According to Morningstar, sustainable funds saw over $51bn in new investments in 2020, more than double the amount in 2019, which was itself a record-breaking year for sustainable investing. In 2020, over a quarter of all newly invested money was in sustainable funds. Although 2020 was not a typical year, with traditionally eco-unfriendly sectors like air travel seeing stocks plunge due to lockdowns, the profitability of sustainable funds is part of a rapidly growing trend.
According to Nordea Equity Research, companies with the highest ESG ratings outperformed those with the lowest ESG ratings by up to 40% between 2012 and 2015. In 2018, the Bank of America Merrill Lynch found that companies produced higher three-year returns when they had a better ESG record than their peers and would become an attractive stock more often – due to being less likely to have serious price drops or go bankrupt.
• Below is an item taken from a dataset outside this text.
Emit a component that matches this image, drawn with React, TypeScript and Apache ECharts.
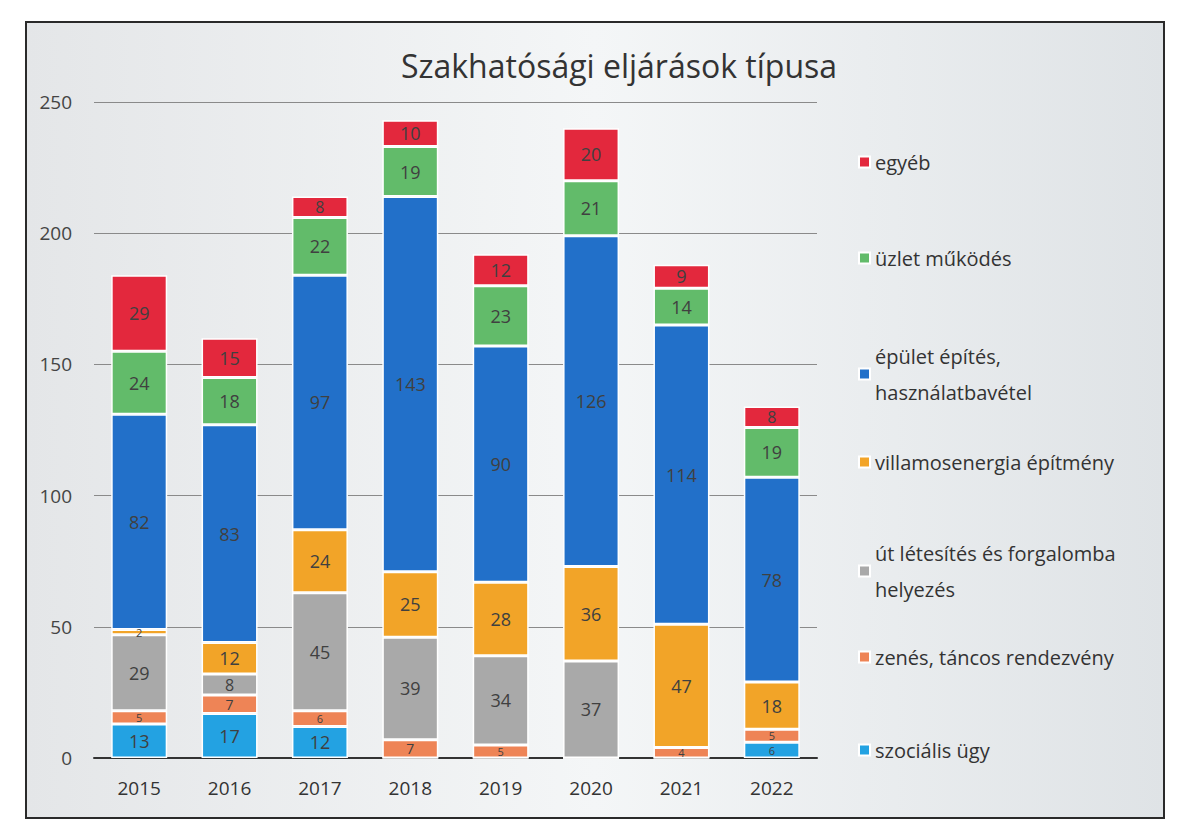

Investors no longer must make a choice between ethical, sustainable investing and investing for maximum profits, as ESG funds are on average outperforming similar conventional funds and indexes at the higher end of the stock market.
Sustainable investing is seen as a way to manage risk without reducing the potential for profit. A company with a good ESG rating is far less likely to find itself at the center of a scandal such as a pollution spill or inappropriate behavior by an executive, is less likely to find business hampered by strikes and protests and is less vulnerable to new laws and regulations around climate or human rights. Put simply, if a company is committed to doing the right thing anyway, then investors don’t have to worry so much about them being caught out.
Additionally, a good reputation is crucial for market success. It’s not just investors who are acting on their personal values. Customers are much more likely than in previous decades to choose who to buy from based on their ethical and environmental records. Sustainability is part of brand identity and marketing, and a company that is thought to only care about profit will do much less well than one that is thought to be putting something back.
With a wider choice of sustainable funds than ever, there has never been a better time to begin ethical investing. For the investor who wants to do some good in the world and make a profit, it’s a win-win situation.